→ **What you have to do**: Skip the pictures and quote all of the lines exactly.

begin Records for processing

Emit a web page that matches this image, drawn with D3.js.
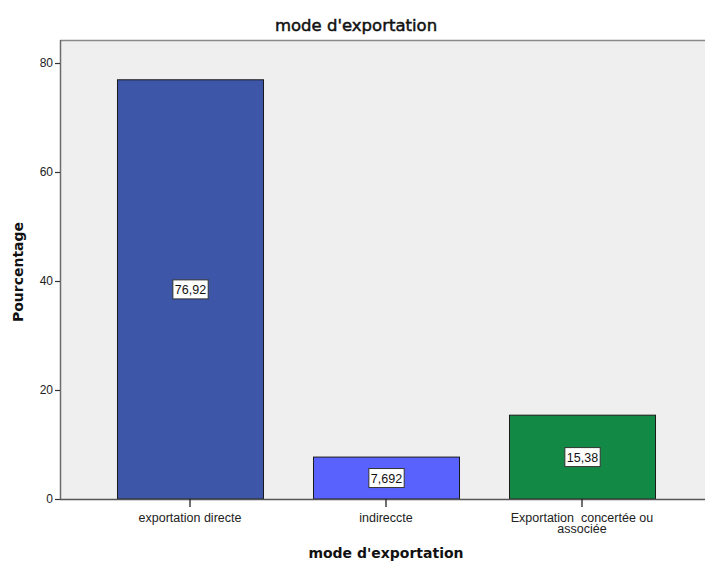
<!DOCTYPE html>
<html>
<head>
<meta charset="utf-8">
<script src="https://cdn.jsdelivr.net/npm/d3@7"></script>
<style>
  html, body { margin: 0; padding: 0; background: #ffffff; }
  svg { display: block; font-family: "Liberation Sans", Arial, sans-serif; }
</style>
</head>
<body>
<svg id="chart" width="705" height="561"></svg>
<script>
// Export mode distribution (percent)
const categories = [
  ["exportation directe"],
  ["indireccte"],
  ["Exportation  concertée ou", "associée"]
];
const values = [76.92, 7.692, 15.38];
const valueLabels = ["76,92", "7,692", "15,38"];
const barColors = ["#3d56a8", "#5a62fd", "#128a45"];
const yTicks = [0, 20, 40, 60, 80];

const svg = d3.select("#chart");
const plot = { left: 60, top: 40, right: 760, bottom: 499 };

const keys = categories.map((c, i) => i);
const x = d3.scaleBand()
  .domain(keys)
  .range([92, 680])
  .paddingInner(0.255)
  .paddingOuter(0.1275);

const y = d3.scaleLinear()
  .domain([0, 80])
  .range([plot.bottom, 63]);

// plot background
svg.append("rect")
  .attr("x", plot.left).attr("y", plot.top)
  .attr("width", plot.right - plot.left).attr("height", plot.bottom - plot.top)
  .attr("fill", "#efefef");

// frame: top edge
svg.append("line")
  .attr("x1", plot.left).attr("x2", plot.right)
  .attr("y1", plot.top + 0.5).attr("y2", plot.top + 0.5)
  .attr("stroke", "#8a8a8a").attr("stroke-width", 1.5);

// bars
svg.append("g").selectAll("rect")
  .data(values)
  .join("rect")
  .attr("x", (d, i) => x(i) + 0.5)
  .attr("y", d => y(d))
  .attr("width", x.bandwidth())
  .attr("height", d => y(0) - y(d))
  .attr("fill", (d, i) => barColors[i])
  .attr("stroke", "#1a1a1a")
  .attr("stroke-width", 1);

// value labels inside bars
const labels = svg.append("g").selectAll("g")
  .data(values)
  .join("g")
  .attr("transform", (d, i) => `translate(${x(i) + x.bandwidth() / 2 + 0.5},${y(d / 2)})`);
labels.append("text")
  .attr("text-anchor", "middle")
  .attr("dy", "0.36em")
  .attr("font-size", 12.5)
  .attr("fill", "#111")
  .text((d, i) => valueLabels[i]);
labels.each(function () {
  const g = d3.select(this);
  const bb = g.select("text").node().getBBox();
  g.insert("rect", "text")
    .attr("x", bb.x - 2).attr("y", -9.5)
    .attr("width", bb.width + 4).attr("height", 19)
    .attr("fill", "#ffffff")
    .attr("stroke", "#333")
    .attr("stroke-width", 1);
});

// y axis
const yAxis = svg.append("g")
  .attr("transform", `translate(${plot.left},0)`)
  .call(d3.axisLeft(y).tickValues(yTicks).tickSize(5).tickPadding(2));
yAxis.select(".domain")
  .attr("d", `M0.5,${plot.top}V${plot.bottom}`)
  .attr("stroke", "#6b6b6b").attr("stroke-width", 1.5);
yAxis.selectAll(".tick line").attr("stroke", "#333").attr("stroke-width", 1.2);
yAxis.selectAll(".tick text").attr("font-size", 12).attr("fill", "#222")
  .attr("font-family", "'Liberation Sans', Arial, sans-serif");

// x axis
const xAxis = svg.append("g")
  .attr("transform", `translate(0,${plot.bottom})`)
  .call(d3.axisBottom(x).tickSize(8).tickFormat(() => ""));
xAxis.select(".domain")
  .attr("d", `M${plot.left},0.5H${plot.right}`)
  .attr("stroke", "#555").attr("stroke-width", 1.5);
xAxis.selectAll(".tick line").attr("stroke", "#222").attr("stroke-width", 1.3);
xAxis.selectAll(".tick").each(function (d) {
  const t = d3.select(this).append("text")
    .attr("text-anchor", "middle")
    .attr("font-size", 12.5)
    .attr("fill", "#222")
    .style("white-space", "pre")
    .attr("font-family", "'Liberation Sans', Arial, sans-serif");
  categories[d].forEach((line, j) => {
    t.append("tspan").attr("x", 0).attr("y", 23 + j * 11).text(line);
  });
});

// titles
svg.append("text")
  .attr("x", 356).attr("y", 31)
  .attr("text-anchor", "middle")
  .attr("font-family", "'DejaVu Sans', sans-serif")
  .attr("font-size", 16.5)
  .attr("fill", "#111")
  .attr("stroke", "#111").attr("stroke-width", 0.5)
  .text("mode d'exportation");

svg.append("text")
  .attr("x", 386).attr("y", 558)
  .attr("text-anchor", "middle")
  .attr("font-family", "'DejaVu Sans', sans-serif")
  .attr("font-size", 14).attr("font-weight", "bold")
  .attr("fill", "#111")
  .text("mode d'exportation");

svg.append("text")
  .attr("transform", "translate(23,272) rotate(-90)")
  .attr("text-anchor", "middle")
  .attr("font-family", "'DejaVu Sans', sans-serif")
  .attr("font-size", 14).attr("font-weight", "bold")
  .attr("fill", "#111")
  .text("Pourcentage");
</script>
</body>
</html>
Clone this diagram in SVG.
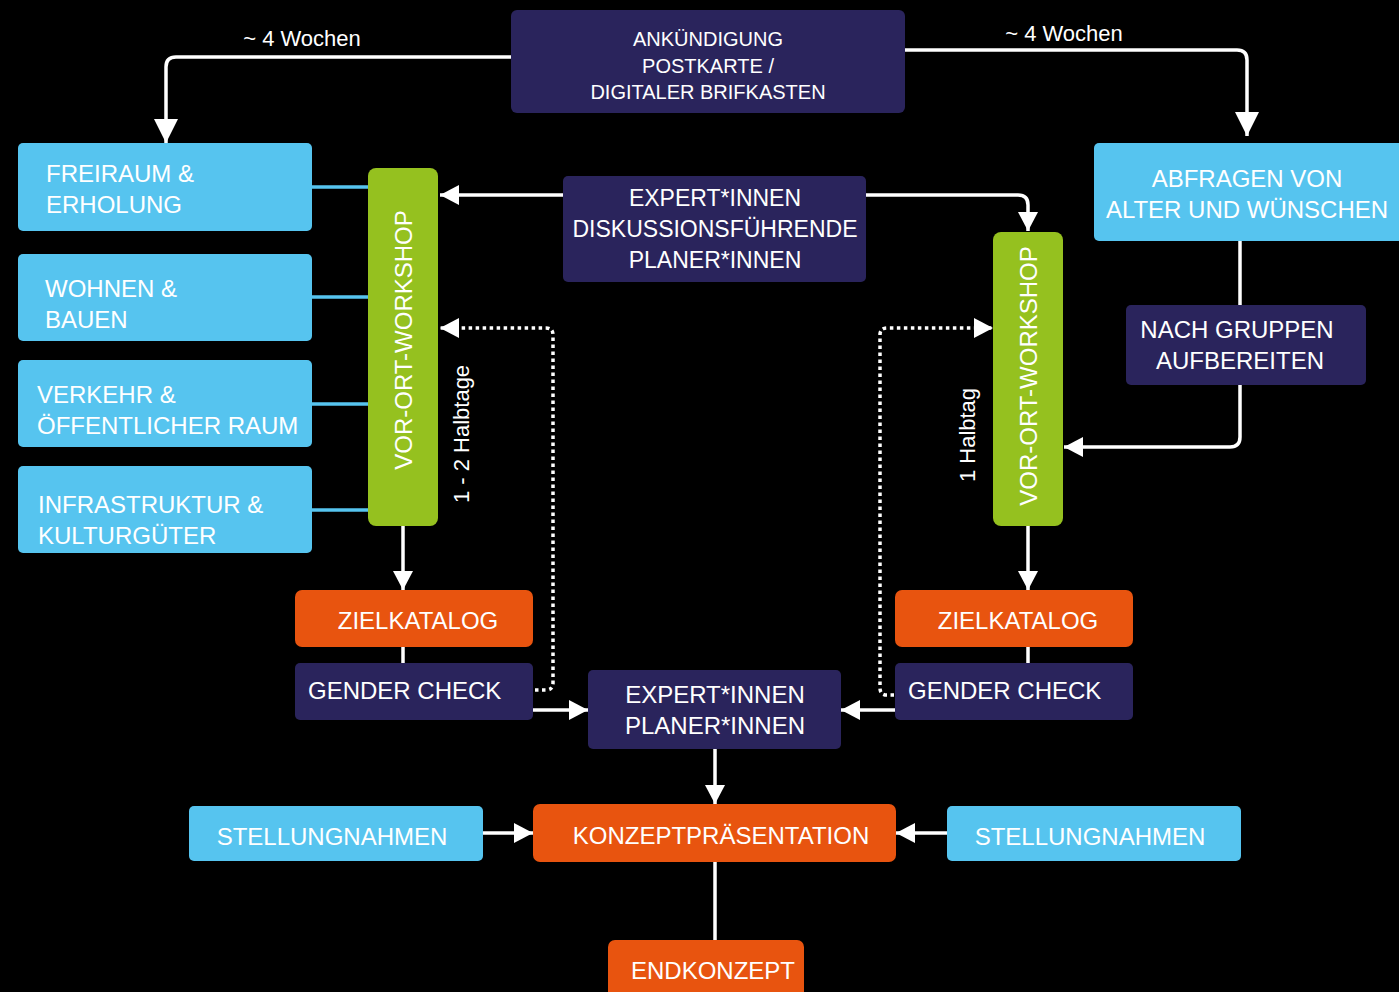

end Records for processing

→ **Full response**:
Emit a web page that matches this image, drawn with D3.js.
<!DOCTYPE html>
<html>
<head>
<meta charset="utf-8">
<script src="https://cdn.jsdelivr.net/npm/d3@7"></script>
<style>
  html, body { margin: 0; padding: 0; background: #ffffff; }
  svg { display: block; font-family: "Liberation Sans", Arial, sans-serif; }
</style>
</head>
<body>
<svg id="chart" width="705" height="561"></svg>
<script>
// Export mode distribution (percent)
const categories = [
  ["exportation directe"],
  ["indireccte"],
  ["Exportation  concertée ou", "associée"]
];
const values = [76.92, 7.692, 15.38];
const valueLabels = ["76,92", "7,692", "15,38"];
const barColors = ["#3d56a8", "#5a62fd", "#128a45"];
const yTicks = [0, 20, 40, 60, 80];

const svg = d3.select("#chart");
const plot = { left: 60, top: 40, right: 760, bottom: 499 };

const keys = categories.map((c, i) => i);
const x = d3.scaleBand()
  .domain(keys)
  .range([92, 680])
  .paddingInner(0.255)
  .paddingOuter(0.1275);

const y = d3.scaleLinear()
  .domain([0, 80])
  .range([plot.bottom, 63]);

// plot background
svg.append("rect")
  .attr("x", plot.left).attr("y", plot.top)
  .attr("width", plot.right - plot.left).attr("height", plot.bottom - plot.top)
  .attr("fill", "#efefef");

// frame: top edge
svg.append("line")
  .attr("x1", plot.left).attr("x2", plot.right)
  .attr("y1", plot.top + 0.5).attr("y2", plot.top + 0.5)
  .attr("stroke", "#8a8a8a").attr("stroke-width", 1.5);

// bars
svg.append("g").selectAll("rect")
  .data(values)
  .join("rect")
  .attr("x", (d, i) => x(i) + 0.5)
  .attr("y", d => y(d))
  .attr("width", x.bandwidth())
  .attr("height", d => y(0) - y(d))
  .attr("fill", (d, i) => barColors[i])
  .attr("stroke", "#1a1a1a")
  .attr("stroke-width", 1);

// value labels inside bars
const labels = svg.append("g").selectAll("g")
  .data(values)
  .join("g")
  .attr("transform", (d, i) => `translate(${x(i) + x.bandwidth() / 2 + 0.5},${y(d / 2)})`);
labels.append("text")
  .attr("text-anchor", "middle")
  .attr("dy", "0.36em")
  .attr("font-size", 12.5)
  .attr("fill", "#111")
  .text((d, i) => valueLabels[i]);
labels.each(function () {
  const g = d3.select(this);
  const bb = g.select("text").node().getBBox();
  g.insert("rect", "text")
    .attr("x", bb.x - 2).attr("y", -9.5)
    .attr("width", bb.width + 4).attr("height", 19)
    .attr("fill", "#ffffff")
    .attr("stroke", "#333")
    .attr("stroke-width", 1);
});

// y axis
const yAxis = svg.append("g")
  .attr("transform", `translate(${plot.left},0)`)
  .call(d3.axisLeft(y).tickValues(yTicks).tickSize(5).tickPadding(2));
yAxis.select(".domain")
  .attr("d", `M0.5,${plot.top}V${plot.bottom}`)
  .attr("stroke", "#6b6b6b").attr("stroke-width", 1.5);
yAxis.selectAll(".tick line").attr("stroke", "#333").attr("stroke-width", 1.2);
yAxis.selectAll(".tick text").attr("font-size", 12).attr("fill", "#222")
  .attr("font-family", "'Liberation Sans', Arial, sans-serif");

// x axis
const xAxis = svg.append("g")
  .attr("transform", `translate(0,${plot.bottom})`)
  .call(d3.axisBottom(x).tickSize(8).tickFormat(() => ""));
xAxis.select(".domain")
  .attr("d", `M${plot.left},0.5H${plot.right}`)
  .attr("stroke", "#555").attr("stroke-width", 1.5);
xAxis.selectAll(".tick line").attr("stroke", "#222").attr("stroke-width", 1.3);
xAxis.selectAll(".tick").each(function (d) {
  const t = d3.select(this).append("text")
    .attr("text-anchor", "middle")
    .attr("font-size", 12.5)
    .attr("fill", "#222")
    .style("white-space", "pre")
    .attr("font-family", "'Liberation Sans', Arial, sans-serif");
  categories[d].forEach((line, j) => {
    t.append("tspan").attr("x", 0).attr("y", 23 + j * 11).text(line);
  });
});

// titles
svg.append("text")
  .attr("x", 356).attr("y", 31)
  .attr("text-anchor", "middle")
  .attr("font-family", "'DejaVu Sans', sans-serif")
  .attr("font-size", 16.5)
  .attr("fill", "#111")
  .attr("stroke", "#111").attr("stroke-width", 0.5)
  .text("mode d'exportation");

svg.append("text")
  .attr("x", 386).attr("y", 558)
  .attr("text-anchor", "middle")
  .attr("font-family", "'DejaVu Sans', sans-serif")
  .attr("font-size", 14).attr("font-weight", "bold")
  .attr("fill", "#111")
  .text("mode d'exportation");

svg.append("text")
  .attr("transform", "translate(23,272) rotate(-90)")
  .attr("text-anchor", "middle")
  .attr("font-family", "'DejaVu Sans', sans-serif")
  .attr("font-size", 14).attr("font-weight", "bold")
  .attr("fill", "#111")
  .text("Pourcentage");
</script>
</body>
</html>
Clone this diagram in SVG.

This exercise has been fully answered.